Record excerpts -
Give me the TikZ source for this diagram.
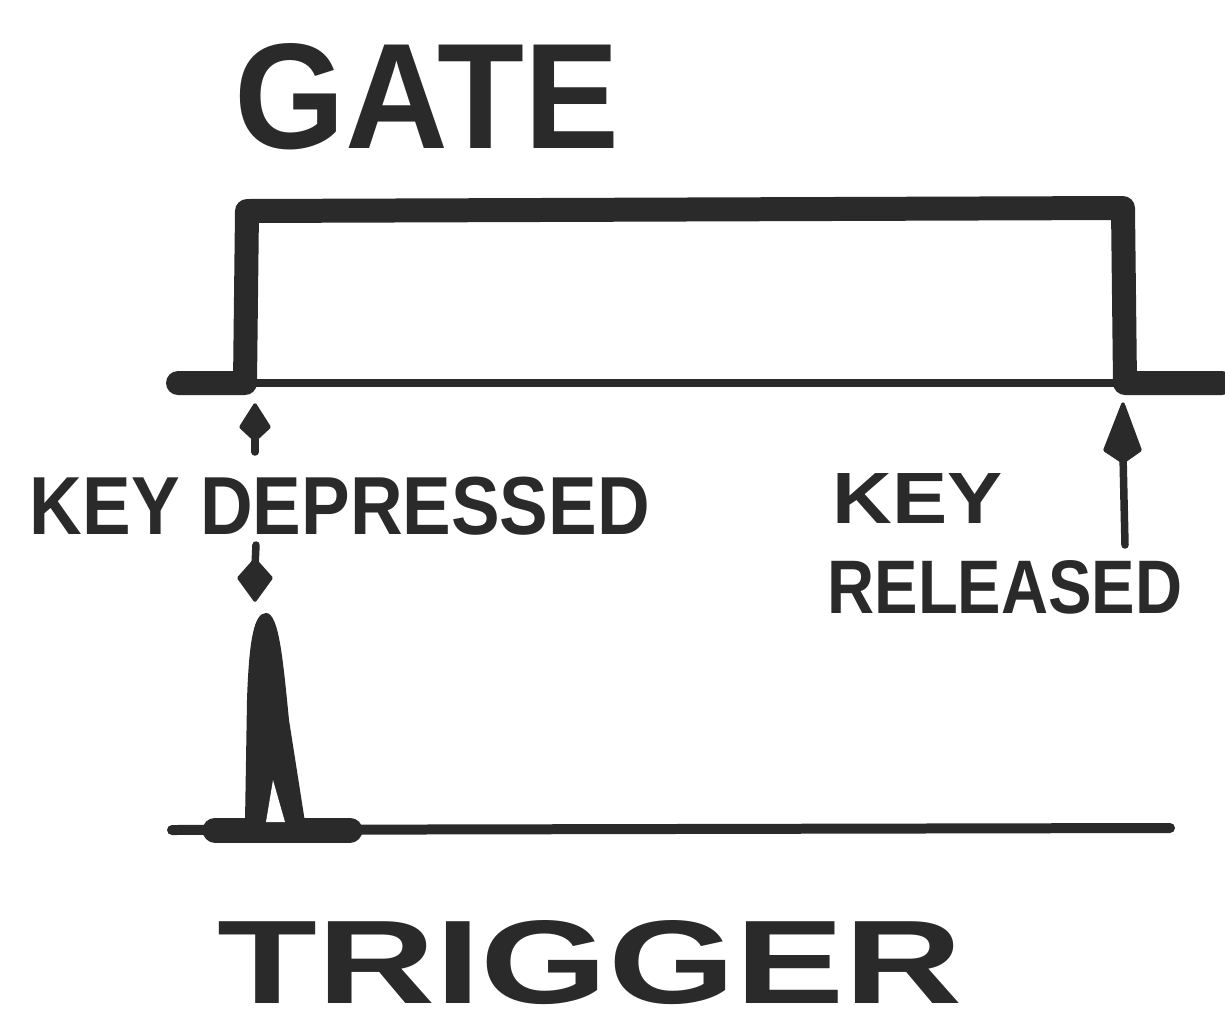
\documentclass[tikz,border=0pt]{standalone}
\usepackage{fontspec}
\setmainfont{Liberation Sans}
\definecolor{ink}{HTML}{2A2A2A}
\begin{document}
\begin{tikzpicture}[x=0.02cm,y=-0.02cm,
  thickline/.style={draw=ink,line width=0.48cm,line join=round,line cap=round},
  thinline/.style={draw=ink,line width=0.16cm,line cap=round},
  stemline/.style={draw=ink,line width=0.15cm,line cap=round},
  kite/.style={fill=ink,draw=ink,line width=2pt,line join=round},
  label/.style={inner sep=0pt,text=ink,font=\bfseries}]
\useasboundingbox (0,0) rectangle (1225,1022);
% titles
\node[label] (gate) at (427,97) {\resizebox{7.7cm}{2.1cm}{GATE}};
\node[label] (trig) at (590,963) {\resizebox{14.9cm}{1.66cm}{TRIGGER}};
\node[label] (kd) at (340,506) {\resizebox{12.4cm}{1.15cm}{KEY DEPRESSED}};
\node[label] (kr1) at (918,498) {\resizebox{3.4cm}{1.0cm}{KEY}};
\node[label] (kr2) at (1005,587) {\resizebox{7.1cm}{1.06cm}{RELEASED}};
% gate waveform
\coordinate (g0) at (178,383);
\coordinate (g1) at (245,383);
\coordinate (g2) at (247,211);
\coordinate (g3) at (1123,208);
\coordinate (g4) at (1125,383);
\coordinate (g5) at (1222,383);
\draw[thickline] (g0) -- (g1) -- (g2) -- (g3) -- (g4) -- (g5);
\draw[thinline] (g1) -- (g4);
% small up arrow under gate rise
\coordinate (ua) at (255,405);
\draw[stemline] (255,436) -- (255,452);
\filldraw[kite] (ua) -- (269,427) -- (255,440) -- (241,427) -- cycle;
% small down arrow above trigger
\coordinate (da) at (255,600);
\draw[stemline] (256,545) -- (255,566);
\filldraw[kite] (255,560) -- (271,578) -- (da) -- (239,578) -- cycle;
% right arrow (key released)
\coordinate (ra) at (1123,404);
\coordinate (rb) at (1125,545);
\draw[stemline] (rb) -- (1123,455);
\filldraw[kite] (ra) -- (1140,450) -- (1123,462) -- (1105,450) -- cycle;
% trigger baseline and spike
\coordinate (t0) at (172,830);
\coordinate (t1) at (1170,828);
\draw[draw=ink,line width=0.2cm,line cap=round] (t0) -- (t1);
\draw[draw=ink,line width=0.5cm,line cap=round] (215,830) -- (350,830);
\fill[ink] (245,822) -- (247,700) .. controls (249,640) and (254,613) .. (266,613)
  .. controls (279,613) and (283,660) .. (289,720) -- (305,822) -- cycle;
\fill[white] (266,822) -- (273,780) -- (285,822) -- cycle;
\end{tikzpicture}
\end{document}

--

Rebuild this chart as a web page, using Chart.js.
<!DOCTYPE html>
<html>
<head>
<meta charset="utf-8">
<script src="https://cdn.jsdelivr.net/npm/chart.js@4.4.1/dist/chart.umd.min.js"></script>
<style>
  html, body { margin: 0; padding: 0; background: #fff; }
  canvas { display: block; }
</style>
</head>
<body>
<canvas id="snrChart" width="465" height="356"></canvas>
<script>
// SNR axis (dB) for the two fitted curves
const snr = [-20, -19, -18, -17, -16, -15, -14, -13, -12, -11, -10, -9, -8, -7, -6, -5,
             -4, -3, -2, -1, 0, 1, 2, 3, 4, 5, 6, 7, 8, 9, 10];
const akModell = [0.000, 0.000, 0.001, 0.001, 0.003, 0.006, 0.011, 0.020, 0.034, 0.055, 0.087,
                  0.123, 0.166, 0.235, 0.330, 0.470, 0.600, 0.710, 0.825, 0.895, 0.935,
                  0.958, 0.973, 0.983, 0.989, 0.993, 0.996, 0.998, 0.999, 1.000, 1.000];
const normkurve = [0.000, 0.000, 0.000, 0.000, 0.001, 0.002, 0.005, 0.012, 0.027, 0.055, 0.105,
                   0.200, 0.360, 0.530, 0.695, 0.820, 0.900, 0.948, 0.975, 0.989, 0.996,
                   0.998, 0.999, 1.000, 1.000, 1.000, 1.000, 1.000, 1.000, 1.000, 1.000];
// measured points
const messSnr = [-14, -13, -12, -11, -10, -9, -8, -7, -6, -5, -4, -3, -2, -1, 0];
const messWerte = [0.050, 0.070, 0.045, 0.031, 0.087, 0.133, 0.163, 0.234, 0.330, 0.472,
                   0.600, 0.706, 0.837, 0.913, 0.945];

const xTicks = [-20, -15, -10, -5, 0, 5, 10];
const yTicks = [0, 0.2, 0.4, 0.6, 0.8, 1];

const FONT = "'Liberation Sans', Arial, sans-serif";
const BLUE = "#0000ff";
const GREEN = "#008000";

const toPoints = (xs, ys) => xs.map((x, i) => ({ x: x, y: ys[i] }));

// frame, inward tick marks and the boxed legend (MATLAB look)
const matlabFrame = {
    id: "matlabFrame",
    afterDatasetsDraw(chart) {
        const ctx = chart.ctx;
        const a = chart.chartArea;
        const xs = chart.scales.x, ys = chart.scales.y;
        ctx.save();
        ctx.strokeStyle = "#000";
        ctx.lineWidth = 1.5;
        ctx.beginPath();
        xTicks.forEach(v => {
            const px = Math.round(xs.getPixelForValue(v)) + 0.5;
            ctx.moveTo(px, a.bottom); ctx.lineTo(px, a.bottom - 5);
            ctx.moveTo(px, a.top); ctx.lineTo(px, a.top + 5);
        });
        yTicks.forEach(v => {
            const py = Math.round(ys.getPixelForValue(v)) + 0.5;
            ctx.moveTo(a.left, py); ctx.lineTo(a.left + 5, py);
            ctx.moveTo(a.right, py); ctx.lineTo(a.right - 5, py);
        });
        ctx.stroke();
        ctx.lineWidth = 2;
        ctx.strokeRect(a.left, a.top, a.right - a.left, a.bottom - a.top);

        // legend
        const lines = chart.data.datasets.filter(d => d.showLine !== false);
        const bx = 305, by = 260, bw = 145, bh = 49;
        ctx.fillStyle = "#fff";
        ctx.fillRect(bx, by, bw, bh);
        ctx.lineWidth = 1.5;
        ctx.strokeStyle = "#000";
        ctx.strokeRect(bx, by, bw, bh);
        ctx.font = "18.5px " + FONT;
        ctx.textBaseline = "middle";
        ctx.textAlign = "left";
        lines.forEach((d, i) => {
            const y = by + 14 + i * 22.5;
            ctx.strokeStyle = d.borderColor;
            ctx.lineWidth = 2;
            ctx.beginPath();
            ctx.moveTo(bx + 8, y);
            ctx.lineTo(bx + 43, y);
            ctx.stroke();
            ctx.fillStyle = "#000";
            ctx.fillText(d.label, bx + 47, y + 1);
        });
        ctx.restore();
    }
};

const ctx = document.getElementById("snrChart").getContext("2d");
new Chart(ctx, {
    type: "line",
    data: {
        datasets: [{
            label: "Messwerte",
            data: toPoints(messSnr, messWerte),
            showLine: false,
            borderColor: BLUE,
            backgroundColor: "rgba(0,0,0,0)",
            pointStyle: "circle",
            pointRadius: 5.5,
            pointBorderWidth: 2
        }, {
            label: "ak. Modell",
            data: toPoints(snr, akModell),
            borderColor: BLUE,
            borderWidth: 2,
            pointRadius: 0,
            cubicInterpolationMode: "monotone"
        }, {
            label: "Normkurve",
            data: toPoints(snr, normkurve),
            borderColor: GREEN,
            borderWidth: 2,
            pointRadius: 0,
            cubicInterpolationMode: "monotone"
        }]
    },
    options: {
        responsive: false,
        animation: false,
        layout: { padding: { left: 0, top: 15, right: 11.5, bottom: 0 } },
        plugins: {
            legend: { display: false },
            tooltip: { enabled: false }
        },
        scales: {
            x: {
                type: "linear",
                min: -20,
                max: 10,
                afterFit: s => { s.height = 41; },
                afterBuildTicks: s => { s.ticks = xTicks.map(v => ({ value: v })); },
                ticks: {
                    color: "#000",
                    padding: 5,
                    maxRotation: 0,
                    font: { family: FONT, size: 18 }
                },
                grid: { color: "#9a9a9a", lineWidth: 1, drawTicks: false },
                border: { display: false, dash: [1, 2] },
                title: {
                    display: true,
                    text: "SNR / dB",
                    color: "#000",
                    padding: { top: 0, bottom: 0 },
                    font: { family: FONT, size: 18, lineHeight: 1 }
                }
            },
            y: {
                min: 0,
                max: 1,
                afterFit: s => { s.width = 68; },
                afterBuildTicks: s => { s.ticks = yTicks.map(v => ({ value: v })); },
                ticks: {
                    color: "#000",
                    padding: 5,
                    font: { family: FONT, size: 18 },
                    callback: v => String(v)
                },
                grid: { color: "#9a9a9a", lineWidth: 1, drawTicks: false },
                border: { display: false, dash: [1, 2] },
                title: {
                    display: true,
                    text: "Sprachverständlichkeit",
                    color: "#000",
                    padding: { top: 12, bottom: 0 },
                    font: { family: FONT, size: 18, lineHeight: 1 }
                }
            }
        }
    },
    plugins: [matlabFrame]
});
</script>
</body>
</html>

Aim - List every line above that contains the word "this".

Task response -
Give me the TikZ source for this diagram.
Rebuild this chart as a web page, using Chart.js.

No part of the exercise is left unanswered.